Typographic graphic reading ‘Editorial Series,’ representing the published editorial series at Tom Zappala Haircutting.

Long Hair—When Aesthetic Preference Shifts Toward Practicality

A clear divide exists in how women think and speak about length, and more importantly, how they prioritise it.

A tipping point often appears somewhere between the mid-thirties and early forties. It is not universal, and there are exceptions, but the pattern repeats with enough consistency to be observable.

In women under 35, particularly in their twenties, the preference for long hair tends to override other considerations. The request is familiar and often repeated verbatim: “I like it long. I want to keep the length.” Even when frustration is present, how long it takes to style, how easily it tangles, how often it is tied up, length remains the primary anchor.

This is not vanity or superficiality. It is usually tied to youth, aspirational identity, and a self-image shaped by visual culture.

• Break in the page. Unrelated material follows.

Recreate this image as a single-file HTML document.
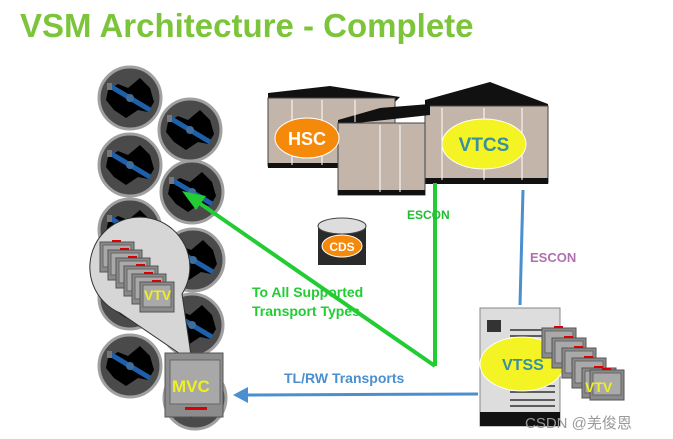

Cutting length, even marginally, can feel like stepping away from an ideal that has not yet been fully questioned.

Later, often in the late thirties, the internal weighting shifts. Aesthetic preference does not disappear, but it begins to share space with other priorities: effort, environment, maintenance, and life stage. Hair becomes less about how it photographs and more about how it behaves.

Some of this may align with neurological maturation, as decision-making systems stabilise over time. Regardless of cause, the behavioural change is consistent. Choices become less reactive, less identity-driven, and more aligned with lived demand.

This shift may explain why culture associates shorter hair with age. It is not surrender. It is recalibration. The ideal of length may remain, but it no longer overrides function. That distinction matters.

There are, of course, outliers. Women in their sixties wearing long hair, often uncoloured, textured, and intentional, do not signal youth. They occupy a different register entirely: grounded, self-defined, uninterested in trend compliance. The effect is quiet and authoritative.

For most, though, the transition is natural. Aesthetic signalling gives way to lived priorities. What once felt immovable becomes a genuine inquiry: what works now.

This is not merely a style decision. It is developmental. And it belongs in the chair.